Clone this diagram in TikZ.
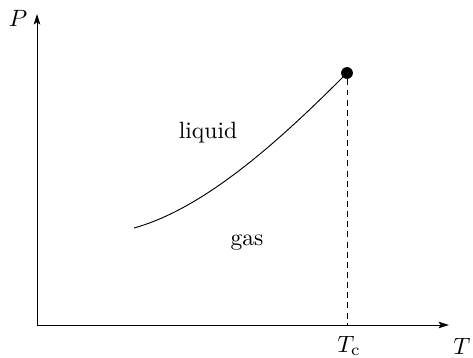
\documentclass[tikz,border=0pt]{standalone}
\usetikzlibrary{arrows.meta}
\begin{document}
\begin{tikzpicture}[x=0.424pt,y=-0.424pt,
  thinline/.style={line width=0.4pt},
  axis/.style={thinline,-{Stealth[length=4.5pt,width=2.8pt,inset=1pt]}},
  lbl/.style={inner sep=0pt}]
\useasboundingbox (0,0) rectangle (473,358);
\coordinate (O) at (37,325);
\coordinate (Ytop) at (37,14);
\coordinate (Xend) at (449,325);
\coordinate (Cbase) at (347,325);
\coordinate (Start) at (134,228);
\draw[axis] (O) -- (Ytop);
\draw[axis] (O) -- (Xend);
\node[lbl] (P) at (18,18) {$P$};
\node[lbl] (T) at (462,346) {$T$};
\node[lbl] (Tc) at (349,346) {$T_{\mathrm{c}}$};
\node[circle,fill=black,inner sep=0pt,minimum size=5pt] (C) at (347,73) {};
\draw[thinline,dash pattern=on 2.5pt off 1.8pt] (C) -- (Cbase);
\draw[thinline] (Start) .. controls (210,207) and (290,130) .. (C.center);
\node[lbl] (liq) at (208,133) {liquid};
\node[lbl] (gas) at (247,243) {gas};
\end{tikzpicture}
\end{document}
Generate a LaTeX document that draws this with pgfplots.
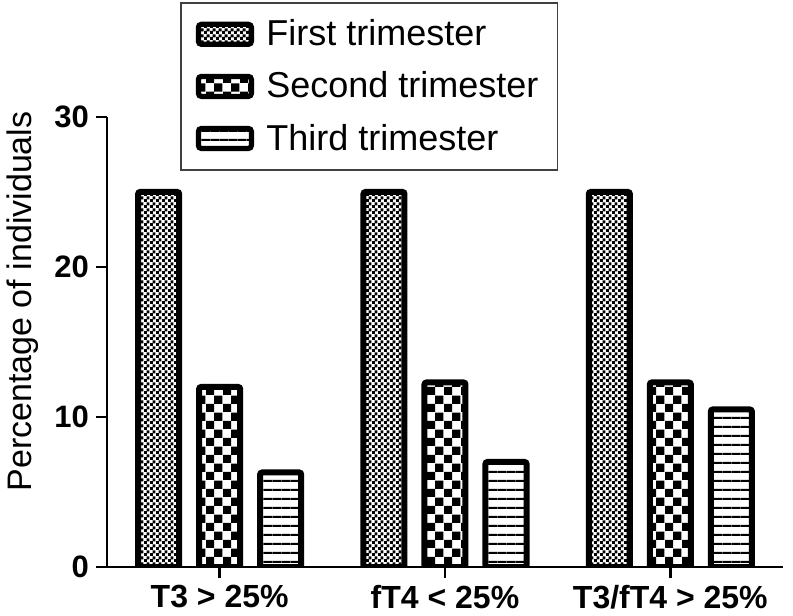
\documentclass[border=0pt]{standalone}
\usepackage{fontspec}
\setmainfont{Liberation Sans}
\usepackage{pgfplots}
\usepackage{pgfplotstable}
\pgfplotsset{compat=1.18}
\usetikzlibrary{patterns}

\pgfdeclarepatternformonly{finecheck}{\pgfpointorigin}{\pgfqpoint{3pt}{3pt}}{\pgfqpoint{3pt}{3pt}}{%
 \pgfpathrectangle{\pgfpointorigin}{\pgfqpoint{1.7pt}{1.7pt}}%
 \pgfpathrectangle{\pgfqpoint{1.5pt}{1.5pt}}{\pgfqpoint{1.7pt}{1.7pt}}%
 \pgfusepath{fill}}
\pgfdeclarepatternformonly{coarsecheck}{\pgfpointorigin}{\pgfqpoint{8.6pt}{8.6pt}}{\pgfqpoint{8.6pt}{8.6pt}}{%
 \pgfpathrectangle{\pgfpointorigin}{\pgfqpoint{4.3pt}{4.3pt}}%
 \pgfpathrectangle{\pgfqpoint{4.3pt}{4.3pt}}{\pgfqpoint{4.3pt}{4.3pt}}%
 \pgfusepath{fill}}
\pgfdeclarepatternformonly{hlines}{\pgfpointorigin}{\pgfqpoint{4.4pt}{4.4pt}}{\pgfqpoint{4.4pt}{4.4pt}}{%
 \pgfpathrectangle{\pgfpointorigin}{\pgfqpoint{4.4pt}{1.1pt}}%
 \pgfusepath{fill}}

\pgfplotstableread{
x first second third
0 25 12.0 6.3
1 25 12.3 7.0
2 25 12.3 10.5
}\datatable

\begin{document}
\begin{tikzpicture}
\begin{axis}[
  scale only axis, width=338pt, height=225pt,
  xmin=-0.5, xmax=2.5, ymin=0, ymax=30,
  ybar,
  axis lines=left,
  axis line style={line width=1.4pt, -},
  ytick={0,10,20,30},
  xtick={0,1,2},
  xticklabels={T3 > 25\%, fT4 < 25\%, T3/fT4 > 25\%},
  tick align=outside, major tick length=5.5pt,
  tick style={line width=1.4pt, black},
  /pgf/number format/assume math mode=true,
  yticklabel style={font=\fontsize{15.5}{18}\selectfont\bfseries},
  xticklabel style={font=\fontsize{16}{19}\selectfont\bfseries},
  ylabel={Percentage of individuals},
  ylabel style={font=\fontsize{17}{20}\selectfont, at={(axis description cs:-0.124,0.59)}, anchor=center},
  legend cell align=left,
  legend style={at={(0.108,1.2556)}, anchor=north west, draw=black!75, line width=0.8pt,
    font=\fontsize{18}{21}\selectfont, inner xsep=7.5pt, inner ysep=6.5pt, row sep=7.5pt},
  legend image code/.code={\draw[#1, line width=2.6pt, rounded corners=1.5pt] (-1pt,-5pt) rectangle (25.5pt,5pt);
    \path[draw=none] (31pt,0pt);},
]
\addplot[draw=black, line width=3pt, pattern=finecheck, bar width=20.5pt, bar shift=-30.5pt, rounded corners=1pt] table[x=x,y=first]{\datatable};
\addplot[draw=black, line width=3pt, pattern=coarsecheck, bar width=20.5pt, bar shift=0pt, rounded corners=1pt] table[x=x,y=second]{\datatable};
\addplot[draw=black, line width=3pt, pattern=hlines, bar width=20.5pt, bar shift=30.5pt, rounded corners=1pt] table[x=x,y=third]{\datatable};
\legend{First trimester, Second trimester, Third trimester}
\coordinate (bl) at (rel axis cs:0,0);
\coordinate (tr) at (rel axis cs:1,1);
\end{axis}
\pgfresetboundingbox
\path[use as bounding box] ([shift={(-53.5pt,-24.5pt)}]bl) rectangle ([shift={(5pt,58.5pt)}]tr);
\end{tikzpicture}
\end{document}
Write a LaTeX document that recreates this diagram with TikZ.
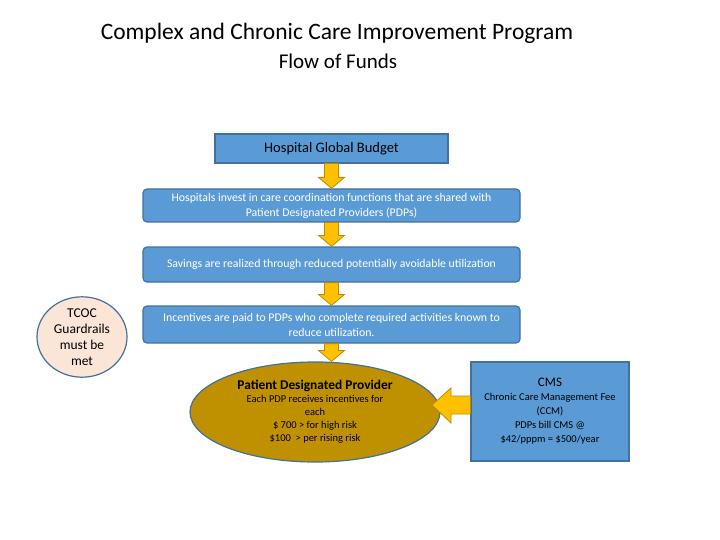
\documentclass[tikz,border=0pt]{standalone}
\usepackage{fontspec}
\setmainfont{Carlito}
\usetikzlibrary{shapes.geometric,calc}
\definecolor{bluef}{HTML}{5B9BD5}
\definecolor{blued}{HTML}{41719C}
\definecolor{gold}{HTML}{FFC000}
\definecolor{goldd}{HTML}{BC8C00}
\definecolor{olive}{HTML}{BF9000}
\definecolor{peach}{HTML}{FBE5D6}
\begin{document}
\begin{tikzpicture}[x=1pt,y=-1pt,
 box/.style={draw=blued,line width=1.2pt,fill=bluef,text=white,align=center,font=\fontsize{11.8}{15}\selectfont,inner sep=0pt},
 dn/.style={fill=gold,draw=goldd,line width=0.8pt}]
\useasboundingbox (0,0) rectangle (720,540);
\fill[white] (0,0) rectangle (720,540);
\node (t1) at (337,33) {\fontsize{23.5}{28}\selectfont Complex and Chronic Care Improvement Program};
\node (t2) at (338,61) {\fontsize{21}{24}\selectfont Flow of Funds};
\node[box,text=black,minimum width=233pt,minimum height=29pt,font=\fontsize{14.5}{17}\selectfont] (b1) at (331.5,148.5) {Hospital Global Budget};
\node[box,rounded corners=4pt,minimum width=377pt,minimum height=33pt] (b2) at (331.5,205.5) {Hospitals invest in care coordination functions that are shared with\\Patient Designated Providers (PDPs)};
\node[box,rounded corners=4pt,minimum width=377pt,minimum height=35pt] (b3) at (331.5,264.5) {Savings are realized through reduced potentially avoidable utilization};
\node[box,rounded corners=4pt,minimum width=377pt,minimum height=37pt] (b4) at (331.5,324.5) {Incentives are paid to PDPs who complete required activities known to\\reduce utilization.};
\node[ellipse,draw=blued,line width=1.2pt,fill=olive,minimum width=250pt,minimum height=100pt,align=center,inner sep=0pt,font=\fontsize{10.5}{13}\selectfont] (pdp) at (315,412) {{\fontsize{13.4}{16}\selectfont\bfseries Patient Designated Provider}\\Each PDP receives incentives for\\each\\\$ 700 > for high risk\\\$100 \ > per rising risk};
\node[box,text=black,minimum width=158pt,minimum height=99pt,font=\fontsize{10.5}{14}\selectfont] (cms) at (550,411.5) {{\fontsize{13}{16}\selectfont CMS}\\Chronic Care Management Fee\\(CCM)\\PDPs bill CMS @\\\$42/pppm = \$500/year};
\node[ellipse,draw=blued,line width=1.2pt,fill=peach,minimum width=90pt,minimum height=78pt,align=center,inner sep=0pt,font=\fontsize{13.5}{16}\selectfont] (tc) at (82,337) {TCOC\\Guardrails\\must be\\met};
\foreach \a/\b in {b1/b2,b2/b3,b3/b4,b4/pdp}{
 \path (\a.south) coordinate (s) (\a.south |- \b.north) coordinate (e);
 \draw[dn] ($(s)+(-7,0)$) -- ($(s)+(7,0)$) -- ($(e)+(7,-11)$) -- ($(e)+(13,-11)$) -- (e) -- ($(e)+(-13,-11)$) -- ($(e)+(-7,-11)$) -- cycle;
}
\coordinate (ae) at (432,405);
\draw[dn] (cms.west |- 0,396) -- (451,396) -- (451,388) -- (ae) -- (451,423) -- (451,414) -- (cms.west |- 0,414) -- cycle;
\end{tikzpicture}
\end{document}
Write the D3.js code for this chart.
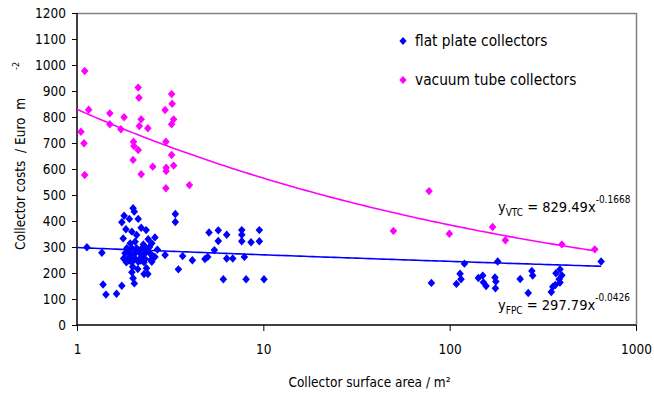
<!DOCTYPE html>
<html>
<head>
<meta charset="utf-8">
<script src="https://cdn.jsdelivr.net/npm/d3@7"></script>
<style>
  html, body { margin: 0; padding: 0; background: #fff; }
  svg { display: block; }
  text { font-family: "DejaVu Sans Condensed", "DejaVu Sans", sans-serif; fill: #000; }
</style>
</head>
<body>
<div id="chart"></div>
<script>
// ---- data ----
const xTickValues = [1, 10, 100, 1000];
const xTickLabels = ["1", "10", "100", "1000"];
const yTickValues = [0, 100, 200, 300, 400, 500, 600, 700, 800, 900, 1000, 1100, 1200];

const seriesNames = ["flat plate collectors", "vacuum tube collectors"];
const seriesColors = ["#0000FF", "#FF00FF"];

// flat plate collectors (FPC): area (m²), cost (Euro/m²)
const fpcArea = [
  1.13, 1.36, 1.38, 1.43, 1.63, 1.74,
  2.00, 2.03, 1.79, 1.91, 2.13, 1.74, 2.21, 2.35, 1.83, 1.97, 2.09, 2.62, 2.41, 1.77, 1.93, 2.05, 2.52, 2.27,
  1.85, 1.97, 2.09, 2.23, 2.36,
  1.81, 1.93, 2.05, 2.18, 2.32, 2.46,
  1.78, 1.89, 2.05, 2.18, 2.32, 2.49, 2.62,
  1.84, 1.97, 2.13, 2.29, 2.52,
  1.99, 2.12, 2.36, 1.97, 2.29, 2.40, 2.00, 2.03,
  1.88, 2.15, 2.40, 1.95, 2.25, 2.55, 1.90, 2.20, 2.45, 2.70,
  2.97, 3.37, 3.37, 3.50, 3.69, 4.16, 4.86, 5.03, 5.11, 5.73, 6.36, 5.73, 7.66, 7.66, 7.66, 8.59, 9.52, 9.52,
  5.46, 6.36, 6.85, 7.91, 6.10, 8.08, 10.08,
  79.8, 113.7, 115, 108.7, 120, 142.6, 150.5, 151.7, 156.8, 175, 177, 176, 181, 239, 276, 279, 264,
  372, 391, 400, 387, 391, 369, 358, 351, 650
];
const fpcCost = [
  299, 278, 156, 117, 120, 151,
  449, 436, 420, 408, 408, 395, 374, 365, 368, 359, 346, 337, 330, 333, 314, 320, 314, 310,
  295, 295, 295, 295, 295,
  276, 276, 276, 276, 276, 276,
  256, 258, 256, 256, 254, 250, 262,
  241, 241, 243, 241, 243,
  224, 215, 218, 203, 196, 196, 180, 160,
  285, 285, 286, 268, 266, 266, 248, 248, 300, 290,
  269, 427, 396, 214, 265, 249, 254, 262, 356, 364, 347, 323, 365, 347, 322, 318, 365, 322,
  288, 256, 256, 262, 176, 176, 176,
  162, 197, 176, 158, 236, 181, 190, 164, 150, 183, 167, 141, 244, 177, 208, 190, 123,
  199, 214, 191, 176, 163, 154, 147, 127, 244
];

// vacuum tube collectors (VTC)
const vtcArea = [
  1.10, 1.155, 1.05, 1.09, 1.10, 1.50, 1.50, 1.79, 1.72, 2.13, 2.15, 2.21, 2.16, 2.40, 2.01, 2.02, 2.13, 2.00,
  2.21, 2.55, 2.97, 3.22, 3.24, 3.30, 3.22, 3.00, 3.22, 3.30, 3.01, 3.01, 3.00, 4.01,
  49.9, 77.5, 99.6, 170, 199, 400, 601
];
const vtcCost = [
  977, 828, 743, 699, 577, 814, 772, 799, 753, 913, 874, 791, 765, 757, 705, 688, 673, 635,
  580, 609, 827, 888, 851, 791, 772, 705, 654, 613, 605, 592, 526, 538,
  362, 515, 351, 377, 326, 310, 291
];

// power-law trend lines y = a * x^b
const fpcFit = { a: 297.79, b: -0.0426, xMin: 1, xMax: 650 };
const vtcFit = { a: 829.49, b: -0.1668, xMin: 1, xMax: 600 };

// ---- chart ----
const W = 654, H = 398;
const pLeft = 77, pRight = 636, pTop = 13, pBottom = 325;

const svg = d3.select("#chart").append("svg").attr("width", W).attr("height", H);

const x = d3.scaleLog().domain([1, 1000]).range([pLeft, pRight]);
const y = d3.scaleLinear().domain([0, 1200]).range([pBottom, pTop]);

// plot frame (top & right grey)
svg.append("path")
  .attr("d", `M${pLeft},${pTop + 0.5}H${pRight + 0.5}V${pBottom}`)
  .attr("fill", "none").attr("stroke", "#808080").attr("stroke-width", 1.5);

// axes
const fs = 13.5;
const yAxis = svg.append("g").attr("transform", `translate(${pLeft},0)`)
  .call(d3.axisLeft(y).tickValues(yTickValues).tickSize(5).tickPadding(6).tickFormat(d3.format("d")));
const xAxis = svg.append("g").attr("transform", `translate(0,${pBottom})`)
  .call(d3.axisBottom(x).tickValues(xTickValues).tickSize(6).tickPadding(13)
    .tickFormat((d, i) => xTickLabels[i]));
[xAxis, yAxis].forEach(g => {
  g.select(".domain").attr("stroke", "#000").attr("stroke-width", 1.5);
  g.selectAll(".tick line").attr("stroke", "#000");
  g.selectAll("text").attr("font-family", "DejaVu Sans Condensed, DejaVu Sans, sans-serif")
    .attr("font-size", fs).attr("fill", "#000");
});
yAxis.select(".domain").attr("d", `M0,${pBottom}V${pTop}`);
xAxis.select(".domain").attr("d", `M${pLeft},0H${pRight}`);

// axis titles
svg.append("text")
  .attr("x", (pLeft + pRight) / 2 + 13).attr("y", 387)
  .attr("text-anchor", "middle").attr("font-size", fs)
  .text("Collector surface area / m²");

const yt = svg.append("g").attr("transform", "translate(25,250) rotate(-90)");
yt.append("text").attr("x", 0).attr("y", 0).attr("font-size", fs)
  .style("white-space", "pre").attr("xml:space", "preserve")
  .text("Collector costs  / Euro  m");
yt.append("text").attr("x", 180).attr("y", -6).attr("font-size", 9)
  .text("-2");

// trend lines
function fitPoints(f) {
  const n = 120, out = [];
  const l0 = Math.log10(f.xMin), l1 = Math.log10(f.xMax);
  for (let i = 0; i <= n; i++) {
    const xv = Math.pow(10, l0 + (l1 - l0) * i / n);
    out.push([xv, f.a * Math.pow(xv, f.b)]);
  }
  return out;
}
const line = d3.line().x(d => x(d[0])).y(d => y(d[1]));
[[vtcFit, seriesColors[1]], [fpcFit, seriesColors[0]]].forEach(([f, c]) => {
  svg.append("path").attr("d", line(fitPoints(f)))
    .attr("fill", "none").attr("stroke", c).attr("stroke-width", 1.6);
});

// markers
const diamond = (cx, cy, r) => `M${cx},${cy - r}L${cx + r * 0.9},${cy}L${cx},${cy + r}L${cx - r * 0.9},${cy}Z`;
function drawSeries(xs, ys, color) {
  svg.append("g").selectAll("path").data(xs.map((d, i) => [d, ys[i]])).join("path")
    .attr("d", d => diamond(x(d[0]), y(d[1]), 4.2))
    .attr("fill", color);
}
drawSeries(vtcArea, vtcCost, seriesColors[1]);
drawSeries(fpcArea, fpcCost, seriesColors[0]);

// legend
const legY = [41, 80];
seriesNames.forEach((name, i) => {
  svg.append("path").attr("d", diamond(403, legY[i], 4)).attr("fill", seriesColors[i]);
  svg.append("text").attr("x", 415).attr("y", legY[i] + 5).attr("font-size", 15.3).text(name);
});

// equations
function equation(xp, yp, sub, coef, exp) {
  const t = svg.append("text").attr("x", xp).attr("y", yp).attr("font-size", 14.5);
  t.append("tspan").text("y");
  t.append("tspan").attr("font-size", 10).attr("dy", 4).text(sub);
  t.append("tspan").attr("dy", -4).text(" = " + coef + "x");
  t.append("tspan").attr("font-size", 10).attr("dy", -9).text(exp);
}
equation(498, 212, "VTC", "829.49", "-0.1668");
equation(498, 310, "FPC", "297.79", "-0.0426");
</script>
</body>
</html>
+ + +
Given task
How many lines of these entries hold the string "LaTeX"? Answer with the number alone.

Solution for this task
2